Затишье, к счастью, устраивает и Вудфолла, с которым мы практически не видимся: avvisatori либо часами что-то пишет в комнате, либо просиживает в трапезном помещении «Копыта», подпаивая и слушая завсегдатаев, либо исследует окрестности, не обнаруживая, впрочем, ничего интересного – или по упрямству натуры не делясь находками. Его личность здорово интригует меня; мотивы и планы остаются загадкой, но увы, выбирать не приходится. Доверяет ли он мне больше, чем я ему? Ignoramus et ignorabimus – не знаю и, возможно, не скоро узнаю. Пока это не имеет значения, у меня достаточно своих дел.
Зато с avvisatori мы посещаем большую часть церковных служб, правда, по разным причинам. Я тревожусь о физическом и душевном состоянии герра Рушкевича: с каждой встречей он кажется всё более нездоровым, хотя то, как он обращается к Господу и как в целом держится, по-прежнему необъяснимо завораживает не только паству, но и меня. Что касается Вудфолла… часто я ловлю его пристальный взгляд, устремлённый на священника, и слышу что-нибудь вроде «Любопытная личность. Крайне любопытная…»

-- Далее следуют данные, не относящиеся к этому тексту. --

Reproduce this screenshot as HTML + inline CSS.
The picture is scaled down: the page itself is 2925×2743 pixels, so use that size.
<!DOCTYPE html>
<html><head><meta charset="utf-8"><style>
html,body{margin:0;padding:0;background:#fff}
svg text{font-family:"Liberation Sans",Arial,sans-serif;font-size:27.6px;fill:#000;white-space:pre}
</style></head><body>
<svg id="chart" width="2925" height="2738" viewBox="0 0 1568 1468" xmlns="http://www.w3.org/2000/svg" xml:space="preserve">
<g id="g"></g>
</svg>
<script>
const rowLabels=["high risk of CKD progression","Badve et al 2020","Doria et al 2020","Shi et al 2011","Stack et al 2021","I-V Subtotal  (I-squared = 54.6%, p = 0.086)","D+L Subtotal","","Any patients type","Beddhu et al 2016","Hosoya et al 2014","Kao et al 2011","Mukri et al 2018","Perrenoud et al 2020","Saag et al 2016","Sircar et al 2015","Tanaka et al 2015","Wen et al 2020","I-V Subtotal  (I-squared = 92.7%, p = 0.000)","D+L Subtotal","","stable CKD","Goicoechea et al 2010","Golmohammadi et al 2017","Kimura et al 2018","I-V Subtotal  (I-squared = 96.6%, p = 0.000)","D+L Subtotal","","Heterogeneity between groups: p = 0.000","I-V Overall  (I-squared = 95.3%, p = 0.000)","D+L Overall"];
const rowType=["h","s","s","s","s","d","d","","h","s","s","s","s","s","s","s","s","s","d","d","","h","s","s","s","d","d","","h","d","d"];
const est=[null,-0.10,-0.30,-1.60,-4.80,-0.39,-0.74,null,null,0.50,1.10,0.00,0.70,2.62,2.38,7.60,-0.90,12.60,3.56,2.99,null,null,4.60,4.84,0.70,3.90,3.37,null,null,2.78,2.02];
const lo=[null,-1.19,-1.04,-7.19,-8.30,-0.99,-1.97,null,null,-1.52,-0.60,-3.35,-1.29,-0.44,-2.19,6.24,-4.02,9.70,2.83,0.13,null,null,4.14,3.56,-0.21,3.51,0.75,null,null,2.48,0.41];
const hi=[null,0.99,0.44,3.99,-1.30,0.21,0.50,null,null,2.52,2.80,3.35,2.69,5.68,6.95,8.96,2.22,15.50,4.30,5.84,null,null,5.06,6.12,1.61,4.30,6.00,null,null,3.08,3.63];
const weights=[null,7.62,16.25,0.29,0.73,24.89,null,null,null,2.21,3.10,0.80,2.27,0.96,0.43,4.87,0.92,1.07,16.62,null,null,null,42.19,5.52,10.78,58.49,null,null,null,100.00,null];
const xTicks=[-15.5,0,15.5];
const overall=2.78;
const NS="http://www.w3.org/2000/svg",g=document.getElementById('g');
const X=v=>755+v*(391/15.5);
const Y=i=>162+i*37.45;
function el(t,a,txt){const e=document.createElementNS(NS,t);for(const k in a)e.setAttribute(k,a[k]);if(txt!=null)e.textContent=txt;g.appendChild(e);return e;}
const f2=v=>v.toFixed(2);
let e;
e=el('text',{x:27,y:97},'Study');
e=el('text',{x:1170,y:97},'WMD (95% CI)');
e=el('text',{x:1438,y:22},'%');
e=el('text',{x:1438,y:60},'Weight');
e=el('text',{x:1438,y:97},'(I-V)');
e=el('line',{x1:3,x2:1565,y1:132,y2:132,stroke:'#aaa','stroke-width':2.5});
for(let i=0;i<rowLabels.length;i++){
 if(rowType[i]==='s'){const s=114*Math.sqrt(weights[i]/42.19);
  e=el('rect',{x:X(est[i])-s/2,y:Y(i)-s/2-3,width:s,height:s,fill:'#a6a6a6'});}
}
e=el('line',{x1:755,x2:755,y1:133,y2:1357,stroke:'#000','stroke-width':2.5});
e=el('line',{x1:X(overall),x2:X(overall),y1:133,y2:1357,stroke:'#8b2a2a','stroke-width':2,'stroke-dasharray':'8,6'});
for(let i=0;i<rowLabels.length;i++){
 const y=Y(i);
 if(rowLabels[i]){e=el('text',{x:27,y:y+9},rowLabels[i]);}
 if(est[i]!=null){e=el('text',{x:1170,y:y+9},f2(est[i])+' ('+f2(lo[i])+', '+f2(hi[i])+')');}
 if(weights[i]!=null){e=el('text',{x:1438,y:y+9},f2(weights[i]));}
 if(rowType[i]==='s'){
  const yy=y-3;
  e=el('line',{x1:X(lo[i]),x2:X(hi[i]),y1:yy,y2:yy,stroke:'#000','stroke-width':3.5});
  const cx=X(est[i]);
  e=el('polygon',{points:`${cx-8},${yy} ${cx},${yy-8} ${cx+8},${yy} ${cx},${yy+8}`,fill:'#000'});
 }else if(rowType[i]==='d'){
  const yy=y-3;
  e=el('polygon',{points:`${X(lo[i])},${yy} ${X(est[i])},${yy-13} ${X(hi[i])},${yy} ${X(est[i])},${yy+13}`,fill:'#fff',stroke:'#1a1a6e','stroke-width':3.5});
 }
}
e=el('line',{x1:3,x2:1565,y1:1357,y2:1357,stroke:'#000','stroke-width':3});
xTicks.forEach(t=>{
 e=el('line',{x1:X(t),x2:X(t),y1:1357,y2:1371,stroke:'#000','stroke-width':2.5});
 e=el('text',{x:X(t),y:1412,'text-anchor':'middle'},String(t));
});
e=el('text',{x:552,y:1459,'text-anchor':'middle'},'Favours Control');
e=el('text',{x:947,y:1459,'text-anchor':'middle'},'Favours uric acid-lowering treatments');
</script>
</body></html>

Вудфолл произносит это с неясной интонацией – не то cum quodam fastidio[36], не то жалостливо, не то изумлённо. Так он мог бы реагировать, например, на котёнка, отличающегося каким-нибудь особенным уродством вроде наличия двух голов или недоразвитых, слабеньких крыльев. Ну а если Бесик подходит пообщаться, avvisatori остаётся неизменно снисходительным и равнодушным, больше молчит. Пару раз, когда я, раздражённый таким отношением, задавал прямые вопросы о причинах, Вудфолл качал головой: «Поживём – увидим». Ясно одно, священник интересует его, и я не удивлюсь, если в ближайшее время узнаю, что avvisatori за ним следит. Пока я стараюсь не надумывать лишнего. Повторюсь, часть меня трусливо и вероломно надеется, что всё, случившееся до 17-го числа, позади и вскоре предстанет досадным помутнением рассудка, наложившимся на скорбные обстоятельства. Я радуюсь каждому благому знамению.
Я не писал всё это время не только дневника, но и весточек родным или промежуточных отчётов императрице. Это не имело смысла: Вудфолл прав, перевал, через который проходила единственная пригодная для кареты дорога, завален; об этом доложили из ютившихся ближе к тем местам селений. Случайность это или не зря я что-то заподозрил? Не причастен ли к завалу сам доблестный англичанин? Огромный вопрос. Так или иначе, в Вену от меня успело уйти одно письмо, да и то под сомнением. Молюсь, чтобы императрица не тревожилась – беспокойства ей вредны – и чтобы не тревожила моих домашних. Впрочем, ей свойственна потрясающая жизнестойкость; она не впадёт так просто в отчаяние и тем более не станет сеять его. Если бы не печальный факт пропажи Мишкольца, о котором, кстати, по-прежнему ни слуху ни духу, она, вероятно, вообще не придала бы значения моему долгому молчанию: решила бы, что я увлёкся местными красотами, кухней, знакомствами и своим трудом. Все мы люди, и всё возможно в таком краю, как Моравия.